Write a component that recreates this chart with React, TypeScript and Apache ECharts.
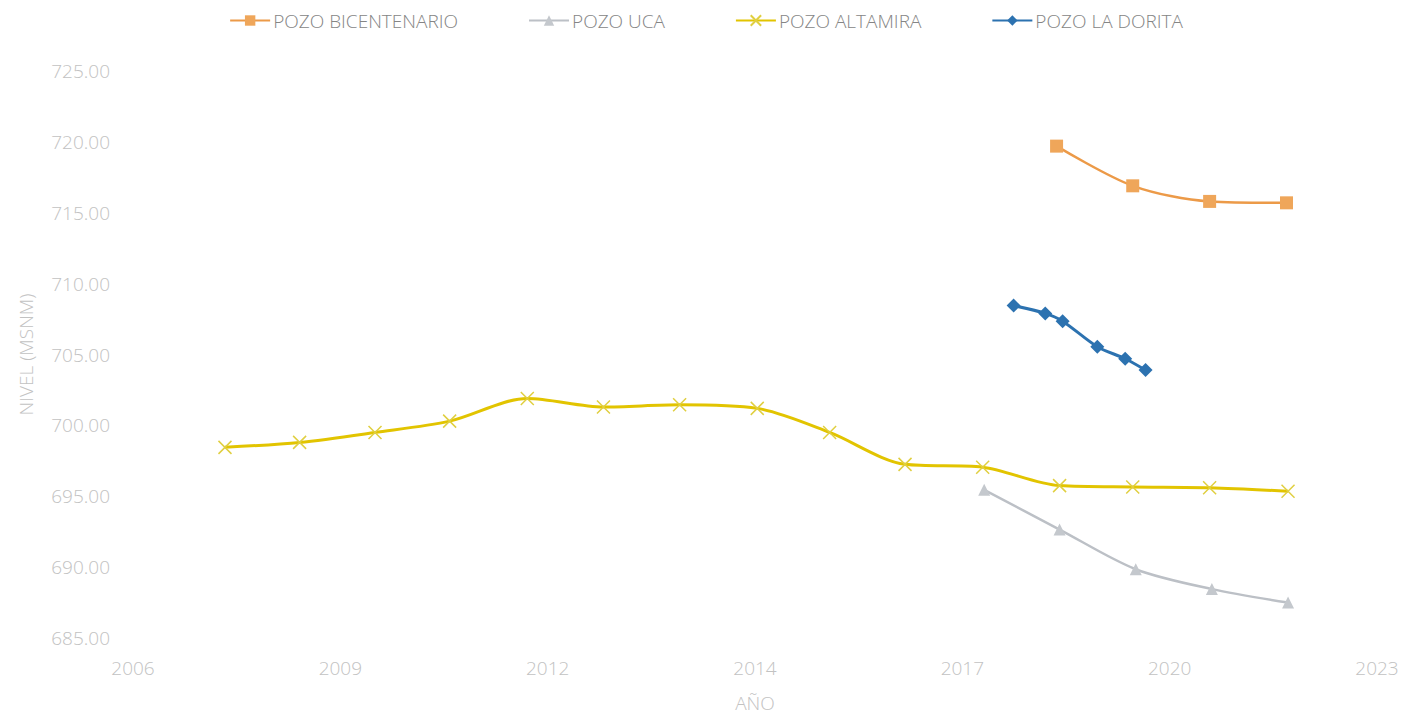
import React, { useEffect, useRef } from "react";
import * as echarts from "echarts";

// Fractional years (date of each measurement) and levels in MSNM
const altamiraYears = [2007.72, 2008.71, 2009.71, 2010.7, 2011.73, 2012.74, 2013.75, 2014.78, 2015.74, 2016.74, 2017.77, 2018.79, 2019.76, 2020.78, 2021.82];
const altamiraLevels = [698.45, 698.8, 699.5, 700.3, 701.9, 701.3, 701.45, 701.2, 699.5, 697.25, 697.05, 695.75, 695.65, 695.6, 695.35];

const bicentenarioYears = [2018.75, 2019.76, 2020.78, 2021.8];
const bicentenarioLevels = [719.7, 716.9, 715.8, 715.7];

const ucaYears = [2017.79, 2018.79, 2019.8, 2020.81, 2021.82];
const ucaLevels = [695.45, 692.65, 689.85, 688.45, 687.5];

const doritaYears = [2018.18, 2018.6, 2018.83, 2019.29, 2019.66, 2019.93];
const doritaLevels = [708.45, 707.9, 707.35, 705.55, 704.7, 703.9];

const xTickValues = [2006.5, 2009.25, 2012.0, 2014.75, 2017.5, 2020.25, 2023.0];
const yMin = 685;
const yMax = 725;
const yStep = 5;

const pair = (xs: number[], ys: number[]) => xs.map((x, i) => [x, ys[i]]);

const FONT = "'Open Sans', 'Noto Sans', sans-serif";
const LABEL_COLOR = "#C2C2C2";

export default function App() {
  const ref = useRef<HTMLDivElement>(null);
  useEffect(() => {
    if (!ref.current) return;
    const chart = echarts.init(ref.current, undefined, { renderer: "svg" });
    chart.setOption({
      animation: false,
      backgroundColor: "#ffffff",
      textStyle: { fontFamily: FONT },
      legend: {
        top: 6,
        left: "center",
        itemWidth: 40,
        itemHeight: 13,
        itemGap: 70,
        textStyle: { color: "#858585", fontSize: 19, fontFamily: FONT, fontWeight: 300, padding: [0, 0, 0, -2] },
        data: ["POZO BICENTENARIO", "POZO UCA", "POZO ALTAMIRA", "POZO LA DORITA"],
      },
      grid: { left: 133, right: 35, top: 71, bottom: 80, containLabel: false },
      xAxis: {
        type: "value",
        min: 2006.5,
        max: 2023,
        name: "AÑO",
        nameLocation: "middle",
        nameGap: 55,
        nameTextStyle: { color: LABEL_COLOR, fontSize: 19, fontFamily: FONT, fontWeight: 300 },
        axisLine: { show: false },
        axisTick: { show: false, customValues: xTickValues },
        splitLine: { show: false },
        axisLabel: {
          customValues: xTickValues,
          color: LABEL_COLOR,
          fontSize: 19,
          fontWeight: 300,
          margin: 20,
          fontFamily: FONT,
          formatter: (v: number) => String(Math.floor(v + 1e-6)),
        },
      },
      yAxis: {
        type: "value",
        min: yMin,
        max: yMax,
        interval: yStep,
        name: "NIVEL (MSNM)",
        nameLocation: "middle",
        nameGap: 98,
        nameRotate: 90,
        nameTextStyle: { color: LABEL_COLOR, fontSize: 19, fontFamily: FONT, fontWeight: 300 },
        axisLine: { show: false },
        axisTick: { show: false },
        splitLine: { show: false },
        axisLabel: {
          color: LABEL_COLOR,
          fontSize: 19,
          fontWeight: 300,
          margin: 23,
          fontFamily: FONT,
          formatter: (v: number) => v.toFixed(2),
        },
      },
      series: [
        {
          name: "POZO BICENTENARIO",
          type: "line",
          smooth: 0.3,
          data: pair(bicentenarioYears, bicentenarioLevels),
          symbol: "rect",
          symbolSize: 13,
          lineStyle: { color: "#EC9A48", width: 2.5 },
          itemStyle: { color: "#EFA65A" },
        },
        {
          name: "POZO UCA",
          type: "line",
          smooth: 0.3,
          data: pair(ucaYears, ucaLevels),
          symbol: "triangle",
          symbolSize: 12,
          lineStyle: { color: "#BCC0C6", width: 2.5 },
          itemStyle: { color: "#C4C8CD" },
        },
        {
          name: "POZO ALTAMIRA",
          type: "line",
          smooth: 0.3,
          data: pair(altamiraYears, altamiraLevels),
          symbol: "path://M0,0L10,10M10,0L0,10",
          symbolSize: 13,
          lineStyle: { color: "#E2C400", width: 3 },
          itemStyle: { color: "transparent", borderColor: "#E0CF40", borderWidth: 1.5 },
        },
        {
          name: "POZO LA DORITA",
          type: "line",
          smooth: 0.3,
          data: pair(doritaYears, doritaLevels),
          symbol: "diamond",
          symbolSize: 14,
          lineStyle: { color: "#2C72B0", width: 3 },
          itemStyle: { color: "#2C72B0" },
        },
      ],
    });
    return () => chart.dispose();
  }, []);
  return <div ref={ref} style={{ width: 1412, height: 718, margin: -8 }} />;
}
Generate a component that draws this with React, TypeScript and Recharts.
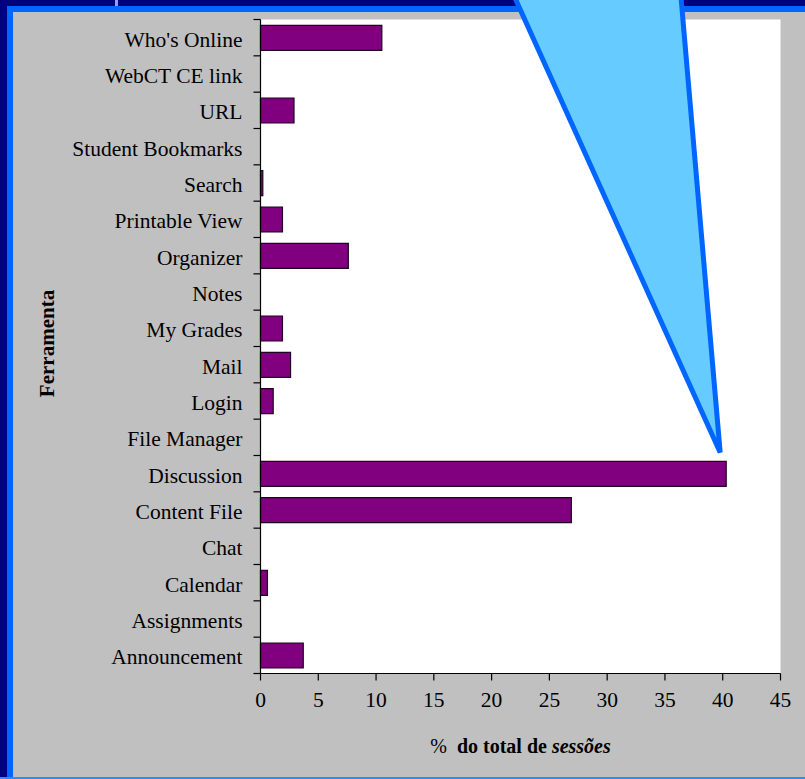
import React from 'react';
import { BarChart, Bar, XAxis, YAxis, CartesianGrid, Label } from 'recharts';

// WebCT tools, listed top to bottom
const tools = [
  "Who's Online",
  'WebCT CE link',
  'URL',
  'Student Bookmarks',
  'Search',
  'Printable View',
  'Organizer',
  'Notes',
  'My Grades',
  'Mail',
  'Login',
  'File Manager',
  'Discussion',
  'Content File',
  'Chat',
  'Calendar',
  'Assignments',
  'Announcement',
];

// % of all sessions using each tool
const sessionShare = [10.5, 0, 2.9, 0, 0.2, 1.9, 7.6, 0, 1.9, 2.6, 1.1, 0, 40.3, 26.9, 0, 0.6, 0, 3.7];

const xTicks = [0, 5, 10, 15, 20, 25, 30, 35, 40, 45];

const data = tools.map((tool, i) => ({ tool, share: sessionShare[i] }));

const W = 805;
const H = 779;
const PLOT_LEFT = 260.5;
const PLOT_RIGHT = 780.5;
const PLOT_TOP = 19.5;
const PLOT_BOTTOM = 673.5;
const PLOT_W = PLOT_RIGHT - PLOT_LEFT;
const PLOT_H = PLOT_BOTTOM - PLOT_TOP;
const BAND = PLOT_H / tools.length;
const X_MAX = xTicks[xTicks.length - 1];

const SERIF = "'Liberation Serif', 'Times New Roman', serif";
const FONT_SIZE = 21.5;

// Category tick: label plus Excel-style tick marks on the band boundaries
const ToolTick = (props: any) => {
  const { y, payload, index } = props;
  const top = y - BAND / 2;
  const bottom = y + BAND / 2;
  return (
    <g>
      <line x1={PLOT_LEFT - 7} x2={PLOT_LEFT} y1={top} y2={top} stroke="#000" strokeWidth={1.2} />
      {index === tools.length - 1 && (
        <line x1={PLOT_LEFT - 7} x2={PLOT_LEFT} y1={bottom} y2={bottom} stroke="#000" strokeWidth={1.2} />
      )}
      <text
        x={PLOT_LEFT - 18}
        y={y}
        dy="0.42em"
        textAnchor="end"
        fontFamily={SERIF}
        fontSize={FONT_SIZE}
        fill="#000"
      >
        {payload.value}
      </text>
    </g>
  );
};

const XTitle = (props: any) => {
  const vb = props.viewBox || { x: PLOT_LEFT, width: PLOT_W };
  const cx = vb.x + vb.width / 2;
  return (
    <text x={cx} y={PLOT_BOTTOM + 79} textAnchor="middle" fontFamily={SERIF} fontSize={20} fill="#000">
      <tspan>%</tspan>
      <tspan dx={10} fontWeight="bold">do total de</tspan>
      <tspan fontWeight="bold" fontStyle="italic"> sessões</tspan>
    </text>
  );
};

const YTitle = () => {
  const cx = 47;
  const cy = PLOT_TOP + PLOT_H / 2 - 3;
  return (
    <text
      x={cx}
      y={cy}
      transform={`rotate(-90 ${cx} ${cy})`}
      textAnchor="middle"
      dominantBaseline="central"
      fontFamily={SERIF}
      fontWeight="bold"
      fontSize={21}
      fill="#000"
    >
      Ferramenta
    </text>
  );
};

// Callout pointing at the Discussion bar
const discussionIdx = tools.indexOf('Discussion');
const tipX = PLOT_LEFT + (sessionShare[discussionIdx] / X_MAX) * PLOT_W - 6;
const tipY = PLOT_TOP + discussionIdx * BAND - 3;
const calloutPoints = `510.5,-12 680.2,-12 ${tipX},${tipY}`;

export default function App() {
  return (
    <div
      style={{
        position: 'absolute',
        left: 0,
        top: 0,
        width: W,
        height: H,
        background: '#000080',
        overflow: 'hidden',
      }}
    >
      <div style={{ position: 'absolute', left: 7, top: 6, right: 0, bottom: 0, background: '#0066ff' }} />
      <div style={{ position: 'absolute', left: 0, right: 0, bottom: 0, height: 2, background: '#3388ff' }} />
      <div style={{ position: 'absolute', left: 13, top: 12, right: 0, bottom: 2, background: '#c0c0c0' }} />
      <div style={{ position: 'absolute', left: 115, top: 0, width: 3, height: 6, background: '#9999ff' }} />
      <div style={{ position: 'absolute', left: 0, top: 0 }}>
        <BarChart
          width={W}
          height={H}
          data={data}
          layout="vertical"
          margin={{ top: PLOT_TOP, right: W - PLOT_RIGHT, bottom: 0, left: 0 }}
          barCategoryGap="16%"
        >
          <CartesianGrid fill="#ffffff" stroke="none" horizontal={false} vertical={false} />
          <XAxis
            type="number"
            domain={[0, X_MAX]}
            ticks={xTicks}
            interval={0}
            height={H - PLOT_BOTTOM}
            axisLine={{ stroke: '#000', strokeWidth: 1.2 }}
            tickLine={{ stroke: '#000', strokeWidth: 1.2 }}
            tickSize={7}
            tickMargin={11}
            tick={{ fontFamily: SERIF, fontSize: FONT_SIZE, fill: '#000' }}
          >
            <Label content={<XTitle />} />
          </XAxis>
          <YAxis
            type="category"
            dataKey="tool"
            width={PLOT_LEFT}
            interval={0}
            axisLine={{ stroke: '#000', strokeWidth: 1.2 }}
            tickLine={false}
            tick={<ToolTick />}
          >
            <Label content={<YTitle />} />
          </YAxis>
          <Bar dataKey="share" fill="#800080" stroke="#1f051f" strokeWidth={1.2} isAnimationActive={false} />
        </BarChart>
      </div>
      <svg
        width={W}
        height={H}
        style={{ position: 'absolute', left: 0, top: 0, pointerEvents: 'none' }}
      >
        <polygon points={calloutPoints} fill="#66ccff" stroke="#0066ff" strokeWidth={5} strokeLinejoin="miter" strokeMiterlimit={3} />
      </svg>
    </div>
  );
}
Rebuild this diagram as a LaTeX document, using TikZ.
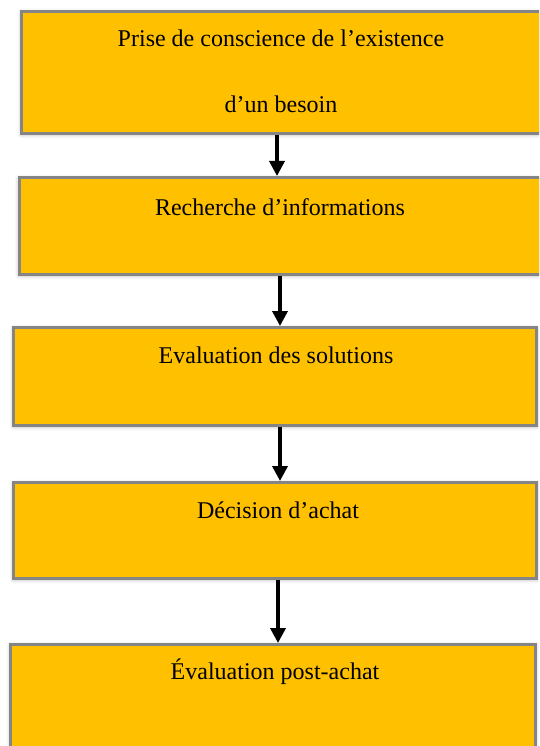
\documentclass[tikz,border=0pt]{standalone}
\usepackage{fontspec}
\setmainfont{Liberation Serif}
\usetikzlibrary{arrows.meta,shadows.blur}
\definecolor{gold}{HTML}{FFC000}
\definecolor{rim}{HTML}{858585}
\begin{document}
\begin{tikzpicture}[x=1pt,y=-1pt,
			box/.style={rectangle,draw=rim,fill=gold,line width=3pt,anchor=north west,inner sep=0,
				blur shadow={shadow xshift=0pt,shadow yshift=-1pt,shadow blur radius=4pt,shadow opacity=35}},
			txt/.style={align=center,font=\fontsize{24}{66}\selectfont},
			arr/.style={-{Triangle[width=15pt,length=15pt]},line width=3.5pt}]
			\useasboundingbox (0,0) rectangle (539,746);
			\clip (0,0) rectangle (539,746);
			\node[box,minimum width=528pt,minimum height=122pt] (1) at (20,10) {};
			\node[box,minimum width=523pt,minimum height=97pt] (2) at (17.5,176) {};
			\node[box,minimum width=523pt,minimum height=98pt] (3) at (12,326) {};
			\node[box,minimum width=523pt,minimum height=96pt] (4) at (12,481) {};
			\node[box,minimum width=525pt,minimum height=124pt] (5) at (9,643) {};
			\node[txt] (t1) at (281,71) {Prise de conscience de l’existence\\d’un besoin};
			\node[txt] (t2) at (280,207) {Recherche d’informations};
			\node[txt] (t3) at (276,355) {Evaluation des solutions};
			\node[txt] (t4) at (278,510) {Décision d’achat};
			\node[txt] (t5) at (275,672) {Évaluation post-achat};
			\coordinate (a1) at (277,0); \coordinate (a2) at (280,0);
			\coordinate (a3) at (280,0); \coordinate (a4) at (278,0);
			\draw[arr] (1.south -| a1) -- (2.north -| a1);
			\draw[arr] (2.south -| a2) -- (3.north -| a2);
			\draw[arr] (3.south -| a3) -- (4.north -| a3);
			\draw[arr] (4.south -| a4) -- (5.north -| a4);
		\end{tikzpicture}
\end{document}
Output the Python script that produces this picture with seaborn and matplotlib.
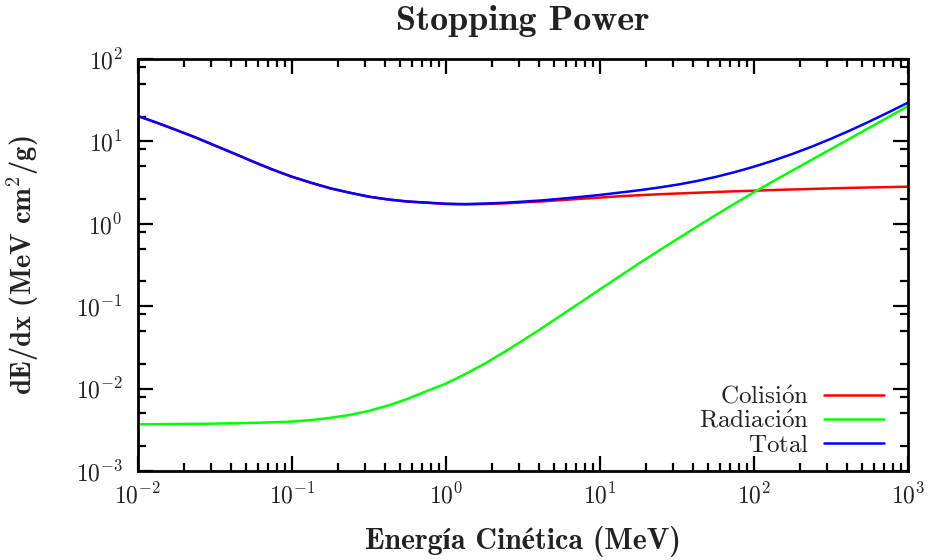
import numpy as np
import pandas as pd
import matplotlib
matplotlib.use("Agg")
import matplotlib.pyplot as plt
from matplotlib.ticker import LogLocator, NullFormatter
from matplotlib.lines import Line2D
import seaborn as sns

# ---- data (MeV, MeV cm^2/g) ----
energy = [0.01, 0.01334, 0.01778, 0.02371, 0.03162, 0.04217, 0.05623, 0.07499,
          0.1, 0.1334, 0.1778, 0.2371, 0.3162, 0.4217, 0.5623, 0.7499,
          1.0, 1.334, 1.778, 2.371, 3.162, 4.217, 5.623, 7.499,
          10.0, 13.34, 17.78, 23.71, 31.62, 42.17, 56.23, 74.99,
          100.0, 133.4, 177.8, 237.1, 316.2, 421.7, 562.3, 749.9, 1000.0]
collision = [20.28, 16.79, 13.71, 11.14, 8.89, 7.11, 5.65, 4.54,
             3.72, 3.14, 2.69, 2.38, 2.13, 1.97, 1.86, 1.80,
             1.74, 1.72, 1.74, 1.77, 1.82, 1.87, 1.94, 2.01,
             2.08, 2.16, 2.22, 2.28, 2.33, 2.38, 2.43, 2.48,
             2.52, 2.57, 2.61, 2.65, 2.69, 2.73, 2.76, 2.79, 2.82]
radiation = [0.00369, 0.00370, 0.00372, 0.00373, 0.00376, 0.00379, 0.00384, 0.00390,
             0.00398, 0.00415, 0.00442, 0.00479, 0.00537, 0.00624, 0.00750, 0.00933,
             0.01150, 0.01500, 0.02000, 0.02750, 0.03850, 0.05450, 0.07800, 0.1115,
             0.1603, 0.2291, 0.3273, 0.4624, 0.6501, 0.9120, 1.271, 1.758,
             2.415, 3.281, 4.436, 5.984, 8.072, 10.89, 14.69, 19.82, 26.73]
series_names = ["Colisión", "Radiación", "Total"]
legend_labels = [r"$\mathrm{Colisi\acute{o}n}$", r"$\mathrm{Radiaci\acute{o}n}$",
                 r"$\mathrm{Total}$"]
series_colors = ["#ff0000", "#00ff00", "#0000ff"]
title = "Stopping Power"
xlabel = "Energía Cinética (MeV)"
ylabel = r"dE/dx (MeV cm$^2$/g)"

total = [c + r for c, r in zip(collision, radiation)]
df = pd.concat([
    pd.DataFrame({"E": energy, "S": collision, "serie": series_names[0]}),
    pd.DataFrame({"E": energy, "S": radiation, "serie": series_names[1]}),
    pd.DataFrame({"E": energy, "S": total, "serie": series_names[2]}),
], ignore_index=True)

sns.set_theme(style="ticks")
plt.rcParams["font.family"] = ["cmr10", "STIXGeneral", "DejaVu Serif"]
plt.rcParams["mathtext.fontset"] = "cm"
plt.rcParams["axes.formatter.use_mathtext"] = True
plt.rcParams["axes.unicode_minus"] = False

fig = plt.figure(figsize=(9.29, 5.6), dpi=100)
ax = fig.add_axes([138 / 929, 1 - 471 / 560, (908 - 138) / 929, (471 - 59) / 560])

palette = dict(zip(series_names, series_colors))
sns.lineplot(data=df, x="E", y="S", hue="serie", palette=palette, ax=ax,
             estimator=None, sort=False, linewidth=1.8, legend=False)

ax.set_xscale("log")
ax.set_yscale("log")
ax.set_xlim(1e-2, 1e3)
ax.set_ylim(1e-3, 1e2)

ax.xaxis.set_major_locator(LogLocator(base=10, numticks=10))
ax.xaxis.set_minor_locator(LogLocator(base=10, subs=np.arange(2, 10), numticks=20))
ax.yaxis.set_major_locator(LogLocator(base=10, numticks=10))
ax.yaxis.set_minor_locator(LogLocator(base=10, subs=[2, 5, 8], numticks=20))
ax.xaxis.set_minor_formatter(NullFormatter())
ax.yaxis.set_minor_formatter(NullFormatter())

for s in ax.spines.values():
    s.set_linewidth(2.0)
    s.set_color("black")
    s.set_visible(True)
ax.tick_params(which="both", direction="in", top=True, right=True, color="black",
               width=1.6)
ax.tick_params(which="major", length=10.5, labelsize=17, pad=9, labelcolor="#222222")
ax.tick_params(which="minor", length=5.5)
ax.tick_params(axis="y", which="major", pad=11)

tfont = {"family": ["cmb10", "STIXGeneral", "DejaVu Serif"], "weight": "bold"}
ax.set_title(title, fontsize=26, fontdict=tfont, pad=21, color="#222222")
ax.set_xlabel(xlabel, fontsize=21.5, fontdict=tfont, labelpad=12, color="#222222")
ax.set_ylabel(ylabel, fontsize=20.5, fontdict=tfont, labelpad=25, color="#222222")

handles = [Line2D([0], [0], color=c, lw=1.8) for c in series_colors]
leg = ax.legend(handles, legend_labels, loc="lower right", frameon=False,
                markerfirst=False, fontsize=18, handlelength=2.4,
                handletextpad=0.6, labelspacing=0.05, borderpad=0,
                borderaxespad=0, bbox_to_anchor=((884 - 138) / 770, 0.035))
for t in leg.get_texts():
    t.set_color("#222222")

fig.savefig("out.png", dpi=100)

═══

** Task objective **
Take the material above and output only the lines from the one that contains "Output the Python" through the one that contains "import seaborn as sns", ends included and images left out.

** In response **
Output the Python script that produces this picture with seaborn and matplotlib.
import numpy as np
import pandas as pd
import matplotlib
matplotlib.use("Agg")
import matplotlib.pyplot as plt
from matplotlib.ticker import LogLocator, NullFormatter
from matplotlib.lines import Line2D
import seaborn as sns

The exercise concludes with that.